To accelerate lncRNA annotation, the GENCODE consortium has developed RNA Capture Long Seq (CLS), combining targeted RNA capture with third generation long-read sequencing.
Researchers from the CRG, Barcelona Institute of Science and Technology present an experimental re-annotation of the entire GENCODE intergenic lncRNA population in matched human and mouse tissues. CLS approximately doubles the annotated complexity of targeted loci, in terms of validated splice junctions and transcript models. The full-length transcript models produced by CLS enable us to definitively characterize the genomic features of lncRNAs, including promoter- and gene-structure, and protein-coding potential. Thus CLS removes a longstanding bottleneck of transcriptome annotation, generating manual-quality full-length transcript models at high-throughput scales.

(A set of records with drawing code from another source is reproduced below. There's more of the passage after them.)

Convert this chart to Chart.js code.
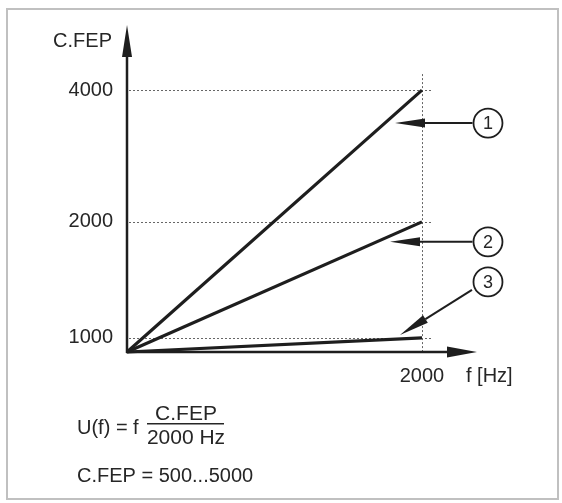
<!DOCTYPE html>
<html>
<head>
<meta charset="utf-8">
<script src="https://cdn.jsdelivr.net/npm/chart.js@4/dist/chart.umd.min.js"></script>
<style>
  html, body { margin: 0; padding: 0; background: #ffffff; }
  canvas { display: block; }
</style>
</head>
<body>
<canvas id="c" width="562" height="503"></canvas>
<script>
// ---- data ----
const freqHz = [0, 2000];                 // f [Hz]
const curve1 = [0, 4000];                 // C.FEP = 4000
const curve2 = [0, 2000];                 // C.FEP = 2000
const curve3 = [0, 1000];                 // C.FEP = 1000
const curveLabels = ['1', '2', '3'];
const yTickValues = [1000, 2000, 4000];
const xTickValues = [2000];
const yAxisTitle = 'C.FEP';
const xAxisTitle = 'f [Hz]';
const formulaLeft = 'U(f) = f';
const formulaNum = 'C.FEP';
const formulaDen = '2000 Hz';
const rangeText = 'C.FEP = 500...5000';

// ---- schematic (non-proportional) value axis ----
class PiecewiseScale extends Chart.LinearScale {
  getPixelForValue(v) {
    const s = this.options.stops;
    let f;
    if (v <= s[0][0]) f = s[0][1];
    else if (v >= s[s.length - 1][0]) f = s[s.length - 1][1];
    else {
      for (let i = 1; i < s.length; i++) {
        if (v <= s[i][0]) {
          const t = (v - s[i - 1][0]) / (s[i][0] - s[i - 1][0]);
          f = s[i - 1][1] + t * (s[i][1] - s[i - 1][1]);
          break;
        }
      }
    }
    return this.getPixelForDecimal(f);
  }
  getValueForPixel(p) {
    const s = this.options.stops;
    const f = this.getDecimalForPixel(p);
    for (let i = 1; i < s.length; i++) {
      if (f <= s[i][1]) {
        const t = (f - s[i - 1][1]) / (s[i][1] - s[i - 1][1]);
        return s[i - 1][0] + t * (s[i][0] - s[i - 1][0]);
      }
    }
    return s[s.length - 1][0];
  }
}
PiecewiseScale.id = 'piecewise';
PiecewiseScale.defaults = Chart.LinearScale.defaults;
Chart.register(PiecewiseScale);

const INK = '#1e1e1e';
const TXT = '#262626';
const FONT = '"Liberation Sans", Arial, sans-serif';

function arrowHead(ctx, tx, ty, fx, fy, len, half) {
  const a = Math.atan2(ty - fy, tx - fx);
  const bx = tx - len * Math.cos(a), by = ty - len * Math.sin(a);
  const nx = -Math.sin(a) * half, ny = Math.cos(a) * half;
  ctx.beginPath();
  ctx.moveTo(tx, ty);
  ctx.lineTo(bx + nx, by + ny);
  ctx.lineTo(bx - nx, by - ny);
  ctx.closePath();
  ctx.fill();
  return [bx, by];
}

const schematic = {
  id: 'schematic',
  beforeDatasetsDraw(chart) {
    const ctx = chart.ctx;
    const xs = chart.scales.x, ys = chart.scales.y;
    const x0 = xs.getPixelForValue(0), y0 = ys.getPixelForValue(0);
    const x2k = xs.getPixelForValue(xTickValues[0]);
    ctx.save();
    // frame
    ctx.strokeStyle = '#c0c0c0';
    ctx.lineWidth = 2;
    ctx.strokeRect(7, 9, 551, 490);
    // dotted guides
    ctx.strokeStyle = '#666666';
    ctx.lineWidth = 1;
    ctx.setLineDash([2, 2]);
    yTickValues.forEach(v => {
      const y = Math.round(ys.getPixelForValue(v)) + 0.5;
      ctx.beginPath();
      ctx.moveTo(x0 + 2, y);
      ctx.lineTo(x2k + 11, y);
      ctx.stroke();
    });
    ctx.beginPath();
    ctx.moveTo(Math.round(x2k) + 0.5, ys.getPixelForValue(4000) - 16);
    ctx.lineTo(Math.round(x2k) + 0.5, y0);
    ctx.stroke();
    ctx.setLineDash([]);
    // axes
    ctx.strokeStyle = INK;
    ctx.fillStyle = INK;
    ctx.lineWidth = 2.5;
    const top = chart.chartArea.top, right = chart.chartArea.right;
    ctx.beginPath();
    ctx.moveTo(x0, y0 + 1);
    ctx.lineTo(x0, top + 20);
    ctx.stroke();
    arrowHead(ctx, x0, top, x0, y0, 32, 5);
    ctx.beginPath();
    ctx.moveTo(x0 - 1, y0);
    ctx.lineTo(right - 20, y0);
    ctx.stroke();
    arrowHead(ctx, right, y0, x0, y0, 30, 5.5);
    ctx.restore();
  },
  afterDatasetsDraw(chart) {
    const ctx = chart.ctx;
    const xs = chart.scales.x, ys = chart.scales.y;
    const x0 = xs.getPixelForValue(0), y0 = ys.getPixelForValue(0);
    const x2k = xs.getPixelForValue(xTickValues[0]);
    ctx.save();
    ctx.fillStyle = TXT;
    ctx.font = '20px ' + FONT;
    // y tick labels
    ctx.textAlign = 'right';
    ctx.textBaseline = 'middle';
    yTickValues.forEach(v => {
      ctx.fillText(String(v), x0 - 14, ys.getPixelForValue(v));
    });
    ctx.fillText(yAxisTitle, x0 - 15, chart.chartArea.top + 16);
    // x tick label + title
    ctx.textAlign = 'center';
    xTickValues.forEach(v => ctx.fillText(String(v), xs.getPixelForValue(v), y0 + 24));
    ctx.textAlign = 'left';
    ctx.fillText(xAxisTitle, x2k + 44, y0 + 24);

    // callouts
    const cx = x2k + 66, r = 14.5;
    const y4 = ys.getPixelForValue(curve1[1]);
    const y2 = ys.getPixelForValue(curve2[1]);
    const y1 = ys.getPixelForValue(curve3[1]);
    const circles = [
      { y: y4 + 33, tip: [x2k - 27, y4 + 33] },
      { y: y2 + 20, tip: [x2k - 32, y2 + 20] },
      { y: y1 - 56, tip: [x2k - 22, y1 - 3], from: [cx - 16, y1 - 48] }
    ];
    ctx.strokeStyle = INK;
    ctx.fillStyle = INK;
    circles.forEach((c, i) => {
      ctx.lineWidth = 1.8;
      ctx.beginPath();
      ctx.arc(cx, c.y, r, 0, Math.PI * 2);
      ctx.stroke();
      const from = c.from || [cx - r - 1, c.y];
      const base = arrowHead(ctx, c.tip[0], c.tip[1], from[0], from[1], 30, 4.5);
      ctx.lineWidth = 2;
      ctx.beginPath();
      ctx.moveTo(from[0], from[1]);
      ctx.lineTo(base[0], base[1]);
      ctx.stroke();
      ctx.fillStyle = TXT;
      ctx.font = '18px ' + FONT;
      ctx.textAlign = 'center';
      ctx.textBaseline = 'middle';
      ctx.fillText(curveLabels[i], cx, c.y + 1);
      ctx.fillStyle = INK;
    });

    // formula
    ctx.fillStyle = TXT;
    ctx.font = '20px ' + FONT;
    ctx.textBaseline = 'alphabetic';
    ctx.textAlign = 'left';
    ctx.fillText(formulaLeft, 77, 434);
    ctx.textAlign = 'center';
    ctx.font = '21px ' + FONT;
    ctx.fillText(formulaNum, 186, 420);
    ctx.fillText(formulaDen, 186, 444);
    ctx.fillRect(147, 423, 77, 1.5);
    ctx.font = '20px ' + FONT;
    ctx.textAlign = 'left';
    ctx.fillText(rangeText, 77, 482);
    ctx.restore();
  }
};

function pts(ys) { return freqHz.map((f, i) => ({ x: f, y: ys[i] })); }
const lineStyle = { borderColor: INK, borderWidth: 3.2, pointRadius: 0, fill: false, clip: false, tension: 0 };

new Chart(document.getElementById('c'), {
  type: 'line',
  data: {
    datasets: [
      Object.assign({ label: curveLabels[0], data: pts(curve1) }, lineStyle),
      Object.assign({ label: curveLabels[1], data: pts(curve2) }, lineStyle),
      Object.assign({ label: curveLabels[2], data: pts(curve3) }, lineStyle)
    ]
  },
  options: {
    responsive: false,
    animation: false,
    devicePixelRatio: 1,
    layout: { padding: { left: 127, top: 25, right: 85, bottom: 151 } },
    plugins: { legend: { display: false }, tooltip: { enabled: false } },
    scales: {
      x: { type: 'linear', min: 0, max: 2373, display: false },
      y: {
        type: 'piecewise', min: 0, max: 5000, display: false,
        stops: [[0, 0], [1000, 0.043], [2000, 0.398], [4000, 0.801], [5000, 1]]
      }
    }
  },
  plugins: [schematic]
});
</script>
</body>
</html>
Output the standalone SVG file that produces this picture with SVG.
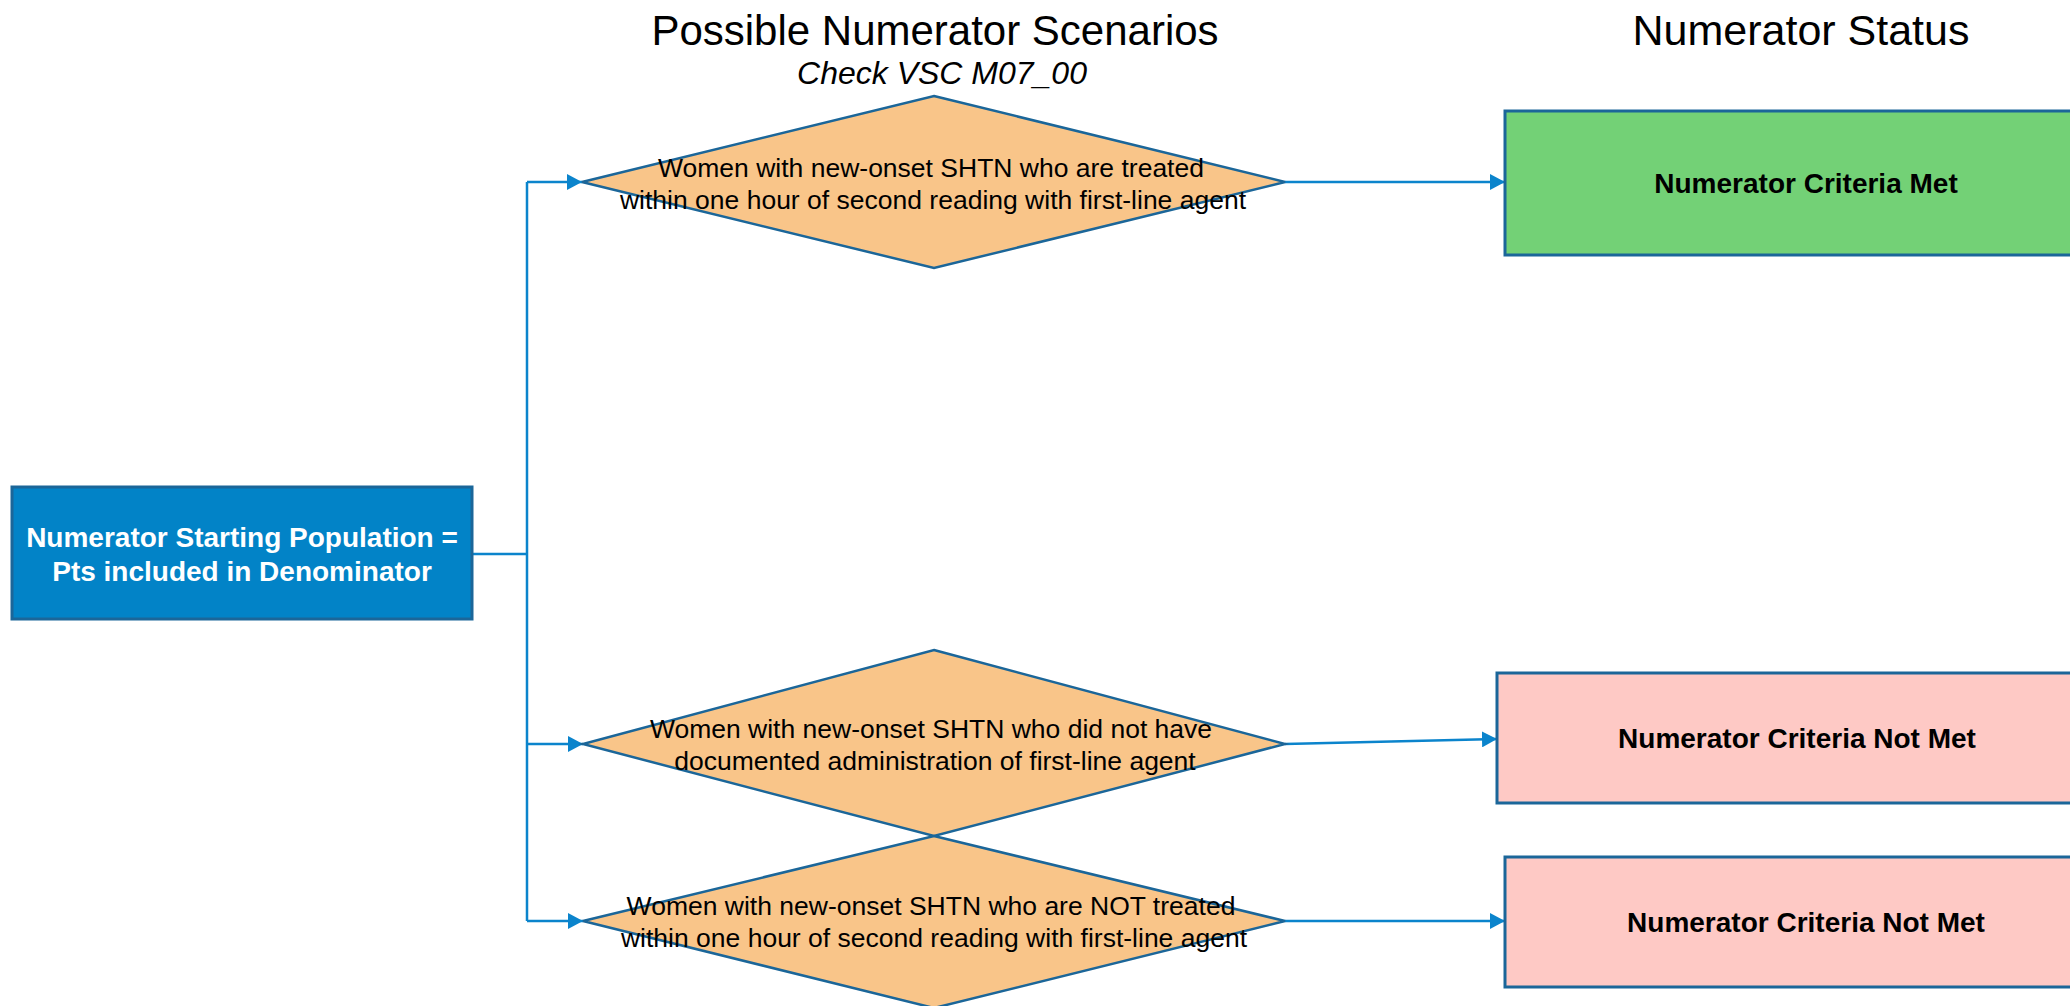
<svg xmlns="http://www.w3.org/2000/svg" width="2070" height="1006" viewBox="0 0 2070 1006">
<defs>
<style>
.title{font-family:"Liberation Sans",Arial,sans-serif;font-size:42px;fill:#000;text-anchor:middle}
.sub{font-family:"Liberation Sans",Arial,sans-serif;font-size:32px;font-style:italic;fill:#000;text-anchor:middle}
.dia{fill:#F9C589;stroke:#1B6699;stroke-width:2.5}
.dt{font-family:"Liberation Sans",Arial,sans-serif;font-size:26.5px;fill:#000;text-anchor:middle}
.box{stroke:#1B6699;stroke-width:3}
.bt{font-family:"Liberation Sans",Arial,sans-serif;font-size:28px;font-weight:bold;fill:#000;text-anchor:middle}
.wt{font-family:"Liberation Sans",Arial,sans-serif;font-size:28px;font-weight:bold;fill:#fff;text-anchor:middle}
.con{fill:none;stroke:#0B84CC;stroke-width:2.5}
</style>
<marker id="arr" markerUnits="userSpaceOnUse" markerWidth="16" markerHeight="16" refX="15" refY="8" orient="auto">
<path d="M0,0 L15,8 L0,16 Z" fill="#0B84CC"/>
</marker>
</defs>
<rect width="2070" height="1006" fill="#fff"/>
<g id="headers">
<text class="title" x="935" y="45">Possible Numerator Scenarios</text>
<text class="sub" x="942" y="84">Check VSC M07_00</text>
<text class="title" x="1801" y="45" style="font-size:43px">Numerator Status</text>
</g>
<g id="connectors">
<polyline class="con" points="472,554 527,554"/>
<polyline class="con" points="527,921 527,182"/>
<polyline class="con" points="527,182 582,182" marker-end="url(#arr)"/>
<polyline class="con" points="527,744 583,744" marker-end="url(#arr)"/>
<polyline class="con" points="527,921 583,921" marker-end="url(#arr)"/>
<polyline class="con" points="1285,182 1505,182" marker-end="url(#arr)"/>
<polyline class="con" points="1285,744 1497,739" marker-end="url(#arr)"/>
<polyline class="con" points="1285,921 1505,921" marker-end="url(#arr)"/>
</g>
<g id="start">
<rect class="box" x="12" y="487" width="460" height="132" fill="#0283C7"/>
<text class="wt" x="242" y="547">Numerator Starting Population =</text>
<text class="wt" x="242" y="581">Pts included in Denominator</text>
</g>
<g id="d1">
<polygon class="dia" points="934,96 1285,182 934,268 582,182"/>
<text class="dt" x="931" y="177">Women with new-onset SHTN who are treated</text>
<text class="dt" x="933" y="209">within one hour of second reading with first-line agent</text>
</g>
<g id="d2">
<polygon class="dia" points="934,650 1285,744 934,836 583,744"/>
<text class="dt" x="931" y="738">Women with new-onset SHTN who did not have</text>
<text class="dt" x="935" y="770">documented administration of first-line agent</text>
</g>
<g id="d3">
<polygon class="dia" points="934,836 1285,921 934,1008 583,921"/>
<text class="dt" x="931" y="915">Women with new-onset SHTN who are NOT treated</text>
<text class="dt" x="934" y="947">within one hour of second reading with first-line agent</text>
</g>
<g id="met">
<rect class="box" x="1505" y="111" width="602" height="144" fill="#73D176"/>
<text class="bt" x="1806" y="193">Numerator Criteria Met</text>
</g>
<g id="notmet1">
<rect class="box" x="1497" y="673" width="600" height="130" fill="#FEC9C5"/>
<text class="bt" x="1797" y="748">Numerator Criteria Not Met</text>
</g>
<g id="notmet2">
<rect class="box" x="1505" y="857" width="602" height="130" fill="#FEC9C5"/>
<text class="bt" x="1806" y="932">Numerator Criteria Not Met</text>
</g>
</svg>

Capture Long Seq approach to extend the GENCODE lncRNA annotation
(A) Strategy for automated, high-quality transcriptome annotation. CLS may be used to complete existing annotations (blue), or to map novel transcript structures in suspected loci (orange). Capture oligonucleotides (black bars) are designed to tile across targeted regions. PacBio libraries are prepared for from the captured molecules. Illumina HiSeq short-read sequencing can be performed for independent validation of predicted splice junctions. Predicted transcription start sites can be confirmed by CAGE clusters (green), and transcription termination sites by non-genomically encoded polyA sequences in PacBio reads. Novel exons are denoted by lighter coloured rectangles. (B) Summary of human and mouse capture library designs. Shown are the number of individual gene loci that were probed. “PipeR pred.”: orthologue predictions in mouse genome of human lncRNAs, made by PipeR (31); “UCE”: ultraconserved elements; “Prot. coding”: expression-matched, randomly-selected protein-coding genes; “ERCC”: spike-in sequences; “Ecoli”: randomly-selected E. coli genomic regions. Enhancers and UCEs are probed on both strands, and these are counted separately. “Total nts”: sum of targeted nucleotides. (C) RNA samples used.